Whether the target is customers, shareholders or employees, the LIVE TV interview is one of the most effective ways to get the message across.

However, it can also be one of the most lethal. A five-minute, no-holds barred on-air interview with a seasoned presenter has the potential to be a communications triumph or a reputation damaging nightmare. All it takes is one verbal slip-up from the company’s CEO – or any other spokesperson – to undermine years of conscientious brand-building.spotlight attention

That’s why PR practitioners should never underestimate the need to prepare for TV interviews (or any other type of interviews, for that matter). That means ensuring that every spokesperson has been equipped with the information they need to tell a great story and received proper training.

Here are three tips (plus one bonus tip) that you can use to guarantee an outstanding interview.

Begin with the battlefield

Give your spokesperson as much relevant background information as possible. The keyword here is ‘relevant’. Don’t inundate the poor soul with ten pages of briefing notes on things that aren’t likely to come up. Instead, focus on the story and provide the right background and supporting messaging.

Inform them about the media you’ve pitched to. Does the show focus on business news? Is the segment about technology or movements in the financial market? More importantly, give them some guidance on the presenter’s interview style and temperament.

Just as crucial as the media profile is a cheat sheet on the current industry landscape. Extract the salient points from news articles, analyst reports and other sources to get your TV star up to speed with the latest developments.

Sell the success story

Always remember that time is of the essence. Broadcast interviews are usually much shorter than phone or face-to-face interviews with printed titles. So remind the speaker not to waste any time in getting those key messages across. It’s not an easy task, but the aim is to weave in as much messaging as possible without sounding like a walking advertorial.

Speed is also of the essence. Unlike a panelist fielding questions at a seminar, your spokesperson needs to respond almost instantly to questions when on-air. This is where the preparation of a Q&A document consisting of anticipated questions and suggested responses can be crucial. Arming the interviewee with a comprehensive Q&A can pre-empt curveballs and help to significantly lower the chances of blunders and awkward silences.

Emulate your ‘enemy’

Of course, the term ‘enemy’ is an over-dramatization.
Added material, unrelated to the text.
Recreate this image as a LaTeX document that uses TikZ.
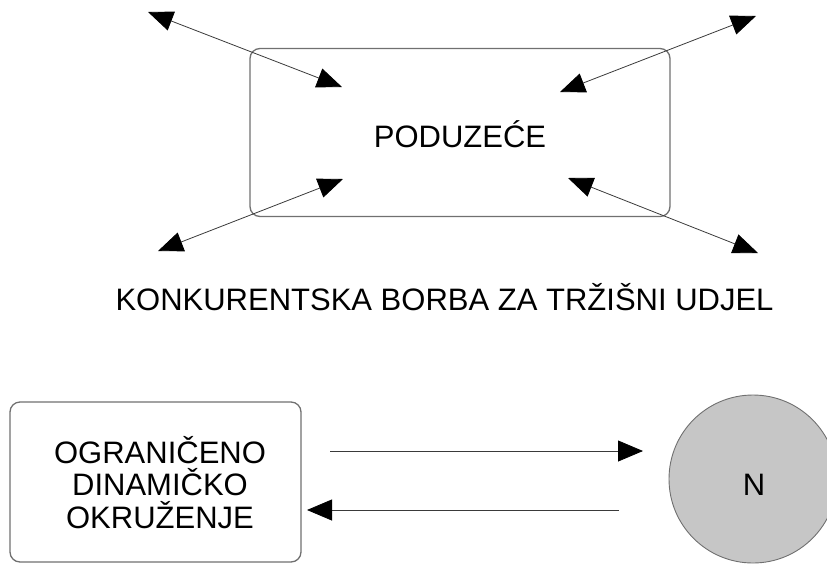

Nevertheless, the idea is to remind your speaker that they need to be careful, no matter how charming the TV anchor happens to be.

Once the spokesperson is familiar with the Q&A, simulate the actual interview by engaging in role-play exercises. Make it feel real by getting someone to mimic the presenter’s on-screen persona. And set up the space to resemble the TV studio as closely as possible.

Don’t forget to record the session on video for immediate playback and critique. A camera instantly increases the pressure on a spokesperson, which helps them focus on their “performance”.

Mind the Miscellaneous

The basics will always matter, so, be constantly aware of things like tone of voice and body language. Wardrobe is also important. Simple designs and solid colors are best for TV, because they pick up well on camera and don’t distract the audience from what matters: your speaker’s opinion on the subject matter.

Finally, don’t be afraid to point out bad habits that will affect the interviewee’s credibility as a speaker or thought leader. As much as possible, try to eliminate pauses, fillers, eccentric body movements and other signs that stick out like a sore thumb.